Household Level Effects of HIV/AIDS Mortality

Sangeetha Madhavan, PI
Jane Menken, Co-PI
Enid Schatz, Co-PI

Description:
Part I: April-September 2003
Funding: Seed Grant from P30 AG024472-01 National Institute on Aging, Population Aging Center, Population Aging Center (J. Menken PI), and Mellon Foundation, African Demography Research and Training Program (J. Menken PI) ($15,000)
This seed grant pilot project, "Social and Structural Impacts of HIV/AIDS in South Africa," provided the time and resources to respond to an NICHD RFA on the Social and Structural Impacts of HIV/AIDS. The grant proposes to explore existing qualitative and quantitative data from the Agincourt Health and Demographic Surveillance System (AHDSS) in order to investigate the impact of HIV/AIDS on households in this rural area of South Africa (see below).

Part II: March 2005-Feb 2007
Funding: NICHD. First submission, Oct 2003, priority score: 17th percentile. Resubmitted, July 2004, pending. Second submission, July 2004, priority score: 1st percentile. Funding began March 2005.
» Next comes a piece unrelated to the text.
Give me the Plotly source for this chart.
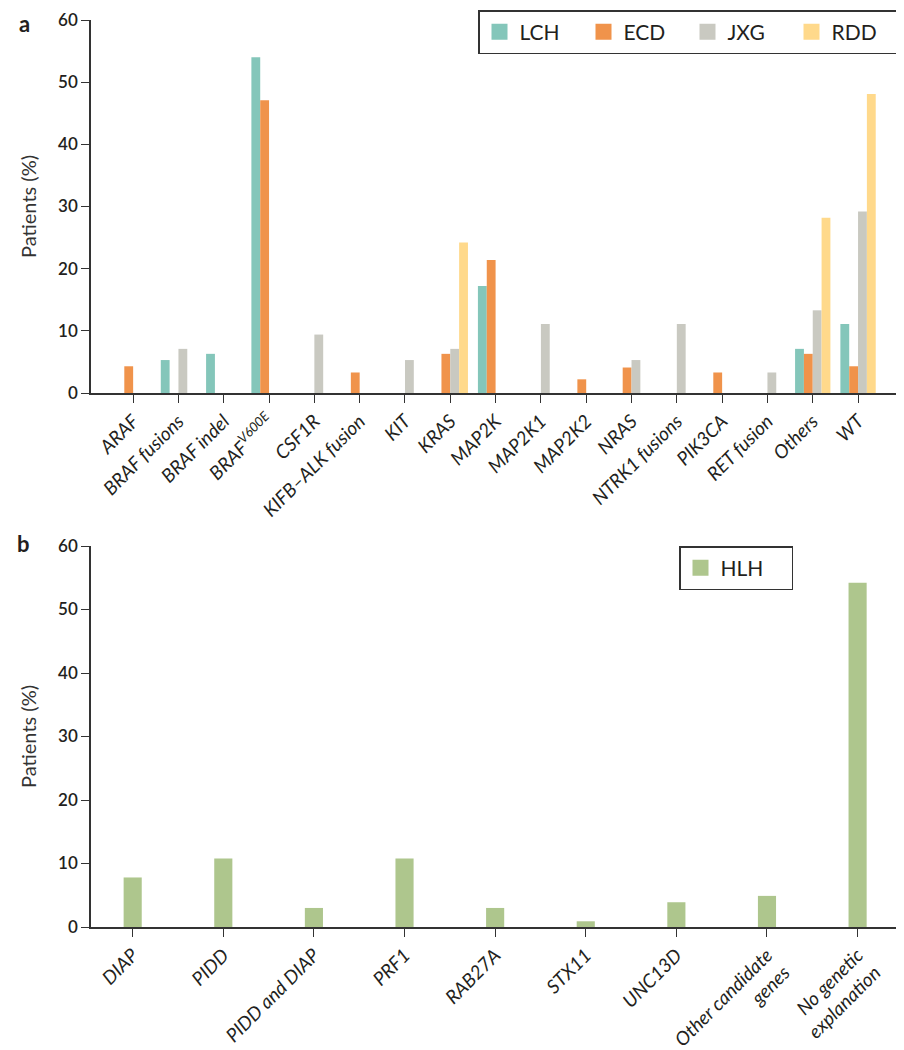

The existing research on the effects of HIV/AIDS on households in medium and high prevalence countries relies on cross sectional data and small, non-representative samples. This research provides a unique opportunity to use population-based data from a demographic surveillance system to investigate this issue. The research builds on a well-established collaboration among team members based at US institutions, the Agincourt Health and Population Unit (AHPU) located in Mpumalanga Province, South Africa, and the University of the Witwatersrand (WITS) in Johannesburg, South Africa. This project will explore existing quantitative and qualitative data from the AHPU study site, located in South Africa's rural north-east. The project will contribute to ongoing research on mortality and its relationship to social organization using data from the AHDSS, which has collected information annually since 1992, and from its satellite projects. A qualitative pilot study will also be conducted in the study site.

The three aims of the project are:

1) Describe changes in household structure and composition over the 1992-2003 period, compare 2003 households that had experienced HIV/AIDS deaths, deaths from other causes, and no deaths in the previous 10 years, and track mobility of maternal orphans.
2) Understand how households cope and inter-household connections operate in the context of HIV/AIDS-related illness and death.
3) Explore the effects of HIV/AIDS morbidity and mortality on gender and generational dynamics in the household through a qualitative pilot study.

The proposed analyses will lead into future work that will incorporate both qualitative and quantitative methodologies. Two specific directions in which future research will move are: 1) longitudinal analysis of the AHDSS data and 2) prospective follow-up of individuals and households infected and affected by HIV/AIDS. We are particularly interested in the interplay between HIV/AIDS and gendered and generational dynamics at the household level.